Self/No-Self
I'm sitting in my living room, staring at the thin layer of snow on the rooftops outside. Sometimes I want to act like a kid and just play outside. Even in the wild cold. It's 28 degrees outside and I want to feel the freshness around my face.
But the minute I go out there, I will freeze up and become an adult again. Much of adulthood is the need to control oneself, to not be free or act silly. To not have fun because life is 'hard.'
It's true that life is hard. My body hurts because I've been exercising and it wasn't the fun kind where kids are running around at recess. I miss recess in school and naps. I was so good at naps. That is one of things that has stayed with me all these years.
I feel like I had more to say when I was a kid. I would talk and talk with my friends and laugh and laugh. I was so good at talking and laughing, I wish you could major in talking and laughing in college. I would have had a dual degree.
What is there to say now except that I'm tired and older and I wish I could be as carefree as a young child playing in the backyard. Remember monkey bars? I remember flipping back and forth on them.
I am aware that childhood is not all games and fun, there are a lot of mixed feelings when you are a kid. I remember being bullied in kindergarten. I remember feeling alone at recess. Sometimes I would just sit on the bench at recess and not play with the other kids for no apparent reason. What was that about?
Do you feel like you are the same person you were when you were a child? Do we actually change identities when we move into adulthood? I feel like I am a different person than I was when I was twelve. But perhaps I'm not even the same person I was yesterday. The only thing we do for sure is change. The only thing we are for sure is different than we were before.
What is my identity if I keep changing as a person? Who am I after all if I can change so much at any given moment? Do I even have an identity? Am I making up the idea that I have a self at all? There is a conundrum in Buddhism where one has to grapple with the issue of self/no-self. Do we have separate identities than the source of all things, or are we just a little part of something bigger?
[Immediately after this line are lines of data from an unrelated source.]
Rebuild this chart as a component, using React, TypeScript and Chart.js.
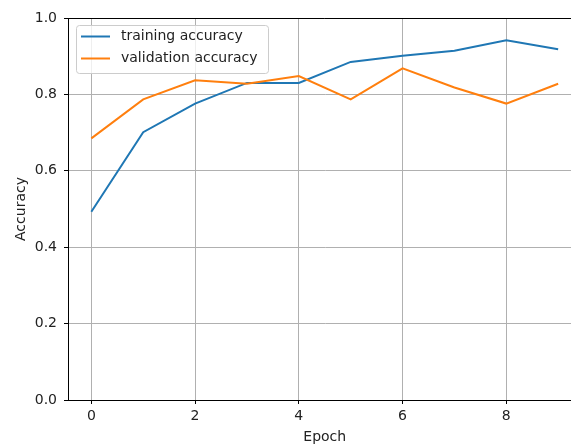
import React, { useEffect, useRef } from "react";
import { Chart, registerables } from "chart.js";

Chart.register(...registerables);

const epochs = [0, 1, 2, 3, 4, 5, 6, 7, 8, 9];
const trainingAccuracy = [0.493, 0.701, 0.776, 0.83, 0.83, 0.885, 0.901, 0.914, 0.942, 0.918];
const validationAccuracy = [0.685, 0.787, 0.837, 0.828, 0.848, 0.787, 0.868, 0.818, 0.776, 0.828];
const xTicks = [0, 2, 4, 6, 8];
const yTicks = [0, 0.2, 0.4, 0.6, 0.8, 1.0];

const FONT = "'DejaVu Sans', sans-serif";

const overlayPlugin = {
  id: "mplOverlay",
  afterDraw(chart: any) {
    const { ctx, chartArea } = chart;
    ctx.save();
    // top spine
    ctx.strokeStyle = "#000";
    ctx.lineWidth = 1;
    ctx.beginPath();
    ctx.moveTo(chartArea.left, Math.round(chartArea.top) + 0.5);
    ctx.lineTo(chartArea.right, Math.round(chartArea.top) + 0.5);
    ctx.stroke();
    // legend
    const bx = chartArea.left + 8;
    const by = chartArea.top + 7;
    const bw = 192;
    const bh = 48;
    ctx.fillStyle = "rgba(255,255,255,0.8)";
    ctx.strokeStyle = "#cccccc";
    ctx.lineWidth = 1;
    ctx.beginPath();
    (ctx as any).roundRect(bx + 0.5, by + 0.5, bw, bh, 3);
    ctx.fill();
    ctx.stroke();
    ctx.font = `14px ${FONT}`;
    ctx.textBaseline = "middle";
    ctx.textAlign = "left";
    chart.data.datasets.forEach((ds: any, i: number) => {
      const y = by + 11.5 + i * 22;
      ctx.strokeStyle = ds.borderColor;
      ctx.lineWidth = 2;
      ctx.beginPath();
      ctx.moveTo(bx + 5, y);
      ctx.lineTo(bx + 34, y);
      ctx.stroke();
      ctx.fillStyle = "#222";
      ctx.fillText(ds.label, bx + 45, y);
    });
    ctx.restore();
  },
};

export default function App() {
  const ref = useRef<HTMLCanvasElement>(null);
  useEffect(() => {
    document.body.style.overflow = "hidden";
    const chart = new Chart(ref.current!, {
      type: "line",
      data: {
        datasets: [
          {
            label: "training accuracy",
            data: epochs.map((e, i) => ({ x: e, y: trainingAccuracy[i] })),
            borderColor: "#1f77b4",
            backgroundColor: "#1f77b4",
            borderWidth: 2,
            pointRadius: 0,
            tension: 0,
            order: 1,
          },
          {
            label: "validation accuracy",
            data: epochs.map((e, i) => ({ x: e, y: validationAccuracy[i] })),
            borderColor: "#ff7f0e",
            backgroundColor: "#ff7f0e",
            borderWidth: 2,
            pointRadius: 0,
            tension: 0,
            order: 0,
          },
        ],
      },
      options: {
        animation: false,
        responsive: false,
        layout: { padding: { left: 0, right: 8.5, top: 18, bottom: 0 } },
        plugins: { legend: { display: false }, tooltip: { enabled: false } },
        scales: {
          x: {
            type: "linear",
            min: -0.45,
            max: 9.45,
            afterBuildTicks: (s: any) => {
              s.ticks = xTicks.map((v) => ({ value: v }));
            },
            afterFit: (s: any) => {
              s.height = 44;
            },
            ticks: {
              color: "#222",
              font: { family: FONT, size: 14 },
              padding: 4,
              maxRotation: 0,
              autoSkip: false,
              callback: (v: any) => String(v),
            },
            grid: { color: "#b0b0b0", lineWidth: 1, tickColor: "#000", tickLength: 4 },
            border: { color: "#000", width: 1 },
            title: {
              display: true,
              text: "Epoch",
              color: "#222",
              font: { family: FONT, size: 14, lineHeight: 1 },
              padding: { top: 0, bottom: 0 },
            },
          },
          y: {
            type: "linear",
            min: 0,
            max: 1,
            afterBuildTicks: (s: any) => {
              s.ticks = yTicks.map((v) => ({ value: v }));
            },
            afterFit: (s: any) => {
              s.width = 68;
            },
            ticks: {
              color: "#222",
              font: { family: FONT, size: 14 },
              padding: 7,
              autoSkip: false,
              callback: (v: any) => Number(v).toFixed(1),
            },
            grid: { color: "#b0b0b0", lineWidth: 1, tickColor: "#000", tickLength: 4 },
            border: { color: "#000", width: 1 },
            title: {
              display: true,
              text: "Accuracy",
              color: "#222",
              font: { family: FONT, size: 14, lineHeight: 1 },
              padding: { top: 14, bottom: 0 },
            },
          },
        },
      },
      plugins: [overlayPlugin],
    } as any);
    return () => chart.destroy();
  }, []);
  return (
    <div style={{ position: "fixed", left: 0, top: 0, width: 571, height: 444, overflow: "hidden", background: "#fff" }}>
      <canvas ref={ref} width={590} height={444} style={{ display: "block" }} />
    </div>
  );
}
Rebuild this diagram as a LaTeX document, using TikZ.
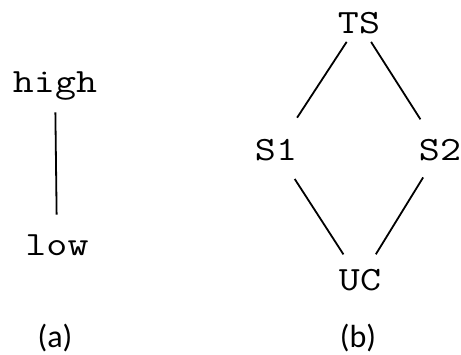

If you and I have like about 99% of the same genetic make-up than what makes me unique? I like to think I'm my own person. But when I was a kid I didn't think about that. Was I still my own person then? If I become enlightened and merge with the One
I wonder sometimes why I even have this obsession with the idea that I am a distinct being, that I am different than anyone else. That I have a self that is uniquely mine. Sometimes I think this is a very American idea. In other countries, often people think of themselves as more a part of a community than an individual self. Their identity comes from their relationship to other people.
Why do we have this fierce need to be indapendant from other people in this country? I have this need myself and wonder sometimes if I would be happier if I just thought of myself as part of a group. Because truthfully I have never really felt that I fit in truly anywhere, with any group. Could this be because I have bought into the notion that I am so different than everyone else?
I want to be distinct and belong at the same time. Is this asking too much? Do I have to be one or the other? I'm not sure why I've never felt like I fit in completely with any group of people. Will anyone really be able to solve the riddle of self/no-self?
I like to think there is a self and there is a group that one can fit into, and one can be both things at the same time. The only reality is I'm not sure who my group is and I'm not sure who my self is.
Yet they both exist and are ever-changing.